■ STATED EXERCISE: Type out the data exactly as given. Skip any image.

=== DATA SHOWN ===

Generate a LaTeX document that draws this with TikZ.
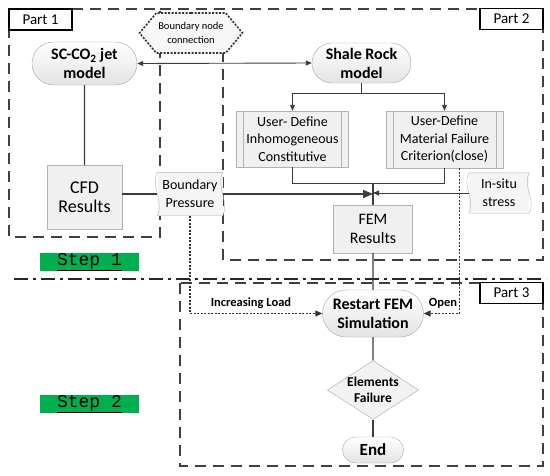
\documentclass[tikz,border=0pt]{standalone}
\usepackage{fontspec}
\setmainfont{Carlito}
\newfontfamily\stepfont{Liberation Mono}
\usetikzlibrary{shapes.geometric, shapes.misc, shapes.symbols, arrows.meta, positioning}
\definecolor{stepgreen}{RGB}{0,176,80}
\definecolor{linegray}{RGB}{60,60,60}

\begin{document}
\begin{tikzpicture}[x=1pt, y=-1pt,
    pill/.style={rounded rectangle, draw=gray!70, top color=white, bottom color=gray!22, align=center, inner sep=1pt, font=\fontsize{16}{19}\selectfont\bfseries},
    proc/.style={rectangle, draw=gray!60, fill=gray!12, align=center, inner sep=1pt, font=\fontsize{17}{20}\selectfont},
    predef/.style={proc, font=\fontsize{14}{17.5}\selectfont, path picture={
        \draw[gray!60] ([xshift=7pt]path picture bounding box.north west) -- ([xshift=7pt]path picture bounding box.south west);
        \draw[gray!60] ([xshift=-7pt]path picture bounding box.north east) -- ([xshift=-7pt]path picture bounding box.south east);}},
    wavy/.style={rectangle, fill=gray!8, align=center, inner sep=1pt, font=\fontsize{14}{18}\selectfont},
    wavyline/.style={draw=gray!60},
    partbox/.style={draw=black!75, line width=1.3pt, dash pattern=on 11pt off 7pt},
    partlabel/.style={rectangle, draw=black, line width=1.6pt, fill=white, minimum width=63pt, minimum height=21pt, inner sep=0pt, font=\fontsize{15}{16}\selectfont},
    steplabel/.style={fill=stepgreen, minimum width=99pt, minimum height=18pt, inner sep=0pt, font=\stepfont\fontsize{18}{18}\selectfont},
    conn/.style={draw=linegray, line width=1.3pt},
    arr/.style={draw=linegray, line width=0.9pt, -{Triangle[length=6pt,width=5pt]}},
    bigarr/.style={conn, -{Triangle[length=10pt,width=8pt]}},
    dotarr/.style={draw=black!80, line width=1.3pt, dash pattern=on 2pt off 1.5pt, -{Triangle[length=7pt,width=6pt]}},
    note/.style={font=\fontsize{12.5}{14}\selectfont\bfseries, inner sep=1pt}
]
    \useasboundingbox (0,0) rectangle (550,475);

    % part frames
    \draw[partbox] (9,9) rectangle (160,237);
    \draw[partbox] (160,9) -- (543,9) -- (543,260) -- (223,260) -- (223,9);
    \draw[partbox] (180,283) rectangle (543,466);
    \draw[draw=black!85, line width=2pt, dash pattern=on 14pt off 5pt on 3pt off 5pt] (14,279) -- (546,279);

    \node[partlabel] (p1) at (40.5,19.5) {Part 1};
    \node[partlabel] (p2) at (511.5,19) {Part 2};
    \node[partlabel] (p3) at (511.5,293) {Part 3};

    \node[steplabel] (s1) at (89.5,262) {\underline{Step 1}};
    \node[steplabel] (s2) at (89.5,404) {\underline{Step 2}};

    % step 1
    \node[signal, signal to=west and east, signal pointer angle=100, draw=black!80, line width=1.6pt, dash pattern=on 2pt off 1.5pt, fill=gray!6, minimum width=103pt, minimum height=40pt, inner sep=0pt, align=center, font=\fontsize{10.5}{14}\selectfont] (hex) at (191,33) {Boundary node\\connection};

    \node[pill, minimum width=107pt, minimum height=43pt] (sc) at (84.5,63.5) {SC-CO\textsubscript{2} jet\\model};
    \node[pill, minimum width=101pt, minimum height=40pt] (shale) at (361.5,63) {Shale Rock\\model};
    \node[proc, minimum width=75pt, minimum height=64pt, font=\fontsize{18}{19}\selectfont] (cfd) at (84.5,197) {CFD\\Results};
    \node[predef, minimum width=112pt, minimum height=56pt] (inh) at (292.5,139) {User- Define\\Inhomogeneous\\Constitutive};
    \node[predef, minimum width=117pt, minimum height=57pt] (mat) at (444.5,139.5) {User-Define\\Material Failure\\Criterion(close)};
    \node[wavy, minimum width=65pt, minimum height=43pt] (bp) at (190,194) {Boundary\\Pressure};
    \node[wavy, minimum width=60pt, minimum height=40pt] (ins) at (499,193) {In-situ\\stress};
    \node[proc, minimum width=79pt, minimum height=48pt, font=\fontsize{16}{19}\selectfont] (fem) at (373,229) {FEM\\Results};

    \draw[wavyline] (bp.north west) .. controls ([shift={(-7pt,-14pt)}]bp.north west) and ([shift={(7pt,14pt)}]bp.south west) .. (bp.south west) -- (bp.south east) .. controls ([shift={(7pt,14pt)}]bp.south east) and ([shift={(-7pt,-14pt)}]bp.north east) .. (bp.north east) -- cycle;
    \draw[wavyline] (ins.north west) .. controls ([shift={(-7pt,-14pt)}]ins.north west) and ([shift={(7pt,14pt)}]ins.south west) .. (ins.south west) -- (ins.south east) .. controls ([shift={(7pt,14pt)}]ins.south east) and ([shift={(-7pt,-14pt)}]ins.north east) .. (ins.north east) -- cycle;

    \coordinate (spl) at (361.5,93);
    \coordinate (mrg) at (373,183);

    \draw[arr, {Triangle[length=6pt,width=5pt]}-{Triangle[length=6pt,width=5pt]}] (sc.east) -- (shale.west);
    \draw[conn] (sc) -- (cfd);
    \draw[conn] (bp.west -| cfd.east) -- (bp.west);
    \draw[conn, draw=linegray, line width=0.9pt] (shale.south) -- (spl);
    \draw[arr] (spl) -| (inh.north);
    \draw[arr] (spl) -| (mat.north);
    \draw[conn, line width=0.9pt] (inh.south) |- (mrg);
    \draw[conn, line width=0.9pt] (mat.south) |- (mrg);
    \draw[conn] (mrg) -- (fem);
    \draw[bigarr] (bp.east) -- (bp.east -| fem.north);
    \draw[arr] (ins.west) -- (ins.west -| fem.north);

    % step 2
    \node[pill, minimum width=103pt, minimum height=47pt] (rst) at (373,313.5) {Restart FEM\\Simulation};
    \node[diamond, draw=gray!70, fill=gray!10, aspect=1.55, minimum width=84pt, minimum height=54pt, inner sep=0pt, align=center, font=\fontsize{13.5}{16}\selectfont\bfseries] (fail) at (373,390) {Elements\\Failure};
    \node[pill, minimum width=63pt, minimum height=26pt, font=\fontsize{17}{19}\selectfont\bfseries] (fin) at (373,450) {End};

    \draw[conn] (fem) -- (rst);
    \draw[conn] (rst) -- (fail);
    \draw[conn] (fail) -- (fin);

    \draw[dotarr] (bp.south) |- (rst.west);
    \draw[dotarr] ([xshift=15pt]mat.south) |- (rst.east);
    \node[note] (load) at (251,303) {Increasing Load};
    \node[note] (opn) at (443,303) {Open};
\end{tikzpicture}
\end{document}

===

■ RESPONSE FOR THIS EXERCISE:
Generate a LaTeX document that draws this with TikZ.
\documentclass[tikz,border=0pt]{standalone}
\usepackage{fontspec}
\setmainfont{Carlito}
\newfontfamily\stepfont{Liberation Mono}
\usetikzlibrary{shapes.geometric, shapes.misc, shapes.symbols, arrows.meta, positioning}
\definecolor{stepgreen}{RGB}{0,176,80}
\definecolor{linegray}{RGB}{60,60,60}

\begin{document}
\begin{tikzpicture}[x=1pt, y=-1pt,
    pill/.style={rounded rectangle, draw=gray!70, top color=white, bottom color=gray!22, align=center, inner sep=1pt, font=\fontsize{16}{19}\selectfont\bfseries},
    proc/.style={rectangle, draw=gray!60, fill=gray!12, align=center, inner sep=1pt, font=\fontsize{17}{20}\selectfont},
    predef/.style={proc, font=\fontsize{14}{17.5}\selectfont, path picture={
        \draw[gray!60] ([xshift=7pt]path picture bounding box.north west) -- ([xshift=7pt]path picture bounding box.south west);
        \draw[gray!60] ([xshift=-7pt]path picture bounding box.north east) -- ([xshift=-7pt]path picture bounding box.south east);}},
    wavy/.style={rectangle, fill=gray!8, align=center, inner sep=1pt, font=\fontsize{14}{18}\selectfont},
    wavyline/.style={draw=gray!60},
    partbox/.style={draw=black!75, line width=1.3pt, dash pattern=on 11pt off 7pt},
    partlabel/.style={rectangle, draw=black, line width=1.6pt, fill=white, minimum width=63pt, minimum height=21pt, inner sep=0pt, font=\fontsize{15}{16}\selectfont},
    steplabel/.style={fill=stepgreen, minimum width=99pt, minimum height=18pt, inner sep=0pt, font=\stepfont\fontsize{18}{18}\selectfont},
    conn/.style={draw=linegray, line width=1.3pt},
    arr/.style={draw=linegray, line width=0.9pt, -{Triangle[length=6pt,width=5pt]}},
    bigarr/.style={conn, -{Triangle[length=10pt,width=8pt]}},
    dotarr/.style={draw=black!80, line width=1.3pt, dash pattern=on 2pt off 1.5pt, -{Triangle[length=7pt,width=6pt]}},
    note/.style={font=\fontsize{12.5}{14}\selectfont\bfseries, inner sep=1pt}
]
    \useasboundingbox (0,0) rectangle (550,475);

    % part frames
    \draw[partbox] (9,9) rectangle (160,237);
    \draw[partbox] (160,9) -- (543,9) -- (543,260) -- (223,260) -- (223,9);
    \draw[partbox] (180,283) rectangle (543,466);
    \draw[draw=black!85, line width=2pt, dash pattern=on 14pt off 5pt on 3pt off 5pt] (14,279) -- (546,279);

    \node[partlabel] (p1) at (40.5,19.5) {Part 1};
    \node[partlabel] (p2) at (511.5,19) {Part 2};
    \node[partlabel] (p3) at (511.5,293) {Part 3};

    \node[steplabel] (s1) at (89.5,262) {\underline{Step 1}};
    \node[steplabel] (s2) at (89.5,404) {\underline{Step 2}};

    % step 1
    \node[signal, signal to=west and east, signal pointer angle=100, draw=black!80, line width=1.6pt, dash pattern=on 2pt off 1.5pt, fill=gray!6, minimum width=103pt, minimum height=40pt, inner sep=0pt, align=center, font=\fontsize{10.5}{14}\selectfont] (hex) at (191,33) {Boundary node\\connection};

    \node[pill, minimum width=107pt, minimum height=43pt] (sc) at (84.5,63.5) {SC-CO\textsubscript{2} jet\\model};
    \node[pill, minimum width=101pt, minimum height=40pt] (shale) at (361.5,63) {Shale Rock\\model};
    \node[proc, minimum width=75pt, minimum height=64pt, font=\fontsize{18}{19}\selectfont] (cfd) at (84.5,197) {CFD\\Results};
    \node[predef, minimum width=112pt, minimum height=56pt] (inh) at (292.5,139) {User- Define\\Inhomogeneous\\Constitutive};
    \node[predef, minimum width=117pt, minimum height=57pt] (mat) at (444.5,139.5) {User-Define\\Material Failure\\Criterion(close)};
    \node[wavy, minimum width=65pt, minimum height=43pt] (bp) at (190,194) {Boundary\\Pressure};
    \node[wavy, minimum width=60pt, minimum height=40pt] (ins) at (499,193) {In-situ\\stress};
    \node[proc, minimum width=79pt, minimum height=48pt, font=\fontsize{16}{19}\selectfont] (fem) at (373,229) {FEM\\Results};

    \draw[wavyline] (bp.north west) .. controls ([shift={(-7pt,-14pt)}]bp.north west) and ([shift={(7pt,14pt)}]bp.south west) .. (bp.south west) -- (bp.south east) .. controls ([shift={(7pt,14pt)}]bp.south east) and ([shift={(-7pt,-14pt)}]bp.north east) .. (bp.north east) -- cycle;
    \draw[wavyline] (ins.north west) .. controls ([shift={(-7pt,-14pt)}]ins.north west) and ([shift={(7pt,14pt)}]ins.south west) .. (ins.south west) -- (ins.south east) .. controls ([shift={(7pt,14pt)}]ins.south east) and ([shift={(-7pt,-14pt)}]ins.north east) .. (ins.north east) -- cycle;

    \coordinate (spl) at (361.5,93);
    \coordinate (mrg) at (373,183);

    \draw[arr, {Triangle[length=6pt,width=5pt]}-{Triangle[length=6pt,width=5pt]}] (sc.east) -- (shale.west);
    \draw[conn] (sc) -- (cfd);
    \draw[conn] (bp.west -| cfd.east) -- (bp.west);
    \draw[conn, draw=linegray, line width=0.9pt] (shale.south) -- (spl);
    \draw[arr] (spl) -| (inh.north);
    \draw[arr] (spl) -| (mat.north);
    \draw[conn, line width=0.9pt] (inh.south) |- (mrg);
    \draw[conn, line width=0.9pt] (mat.south) |- (mrg);
    \draw[conn] (mrg) -- (fem);
    \draw[bigarr] (bp.east) -- (bp.east -| fem.north);
    \draw[arr] (ins.west) -- (ins.west -| fem.north);

    % step 2
    \node[pill, minimum width=103pt, minimum height=47pt] (rst) at (373,313.5) {Restart FEM\\Simulation};
    \node[diamond, draw=gray!70, fill=gray!10, aspect=1.55, minimum width=84pt, minimum height=54pt, inner sep=0pt, align=center, font=\fontsize{13.5}{16}\selectfont\bfseries] (fail) at (373,390) {Elements\\Failure};
    \node[pill, minimum width=63pt, minimum height=26pt, font=\fontsize{17}{19}\selectfont\bfseries] (fin) at (373,450) {End};

    \draw[conn] (fem) -- (rst);
    \draw[conn] (rst) -- (fail);
    \draw[conn] (fail) -- (fin);

    \draw[dotarr] (bp.south) |- (rst.west);
    \draw[dotarr] ([xshift=15pt]mat.south) |- (rst.east);
    \node[note] (load) at (251,303) {Increasing Load};
    \node[note] (opn) at (443,303) {Open};
\end{tikzpicture}
\end{document}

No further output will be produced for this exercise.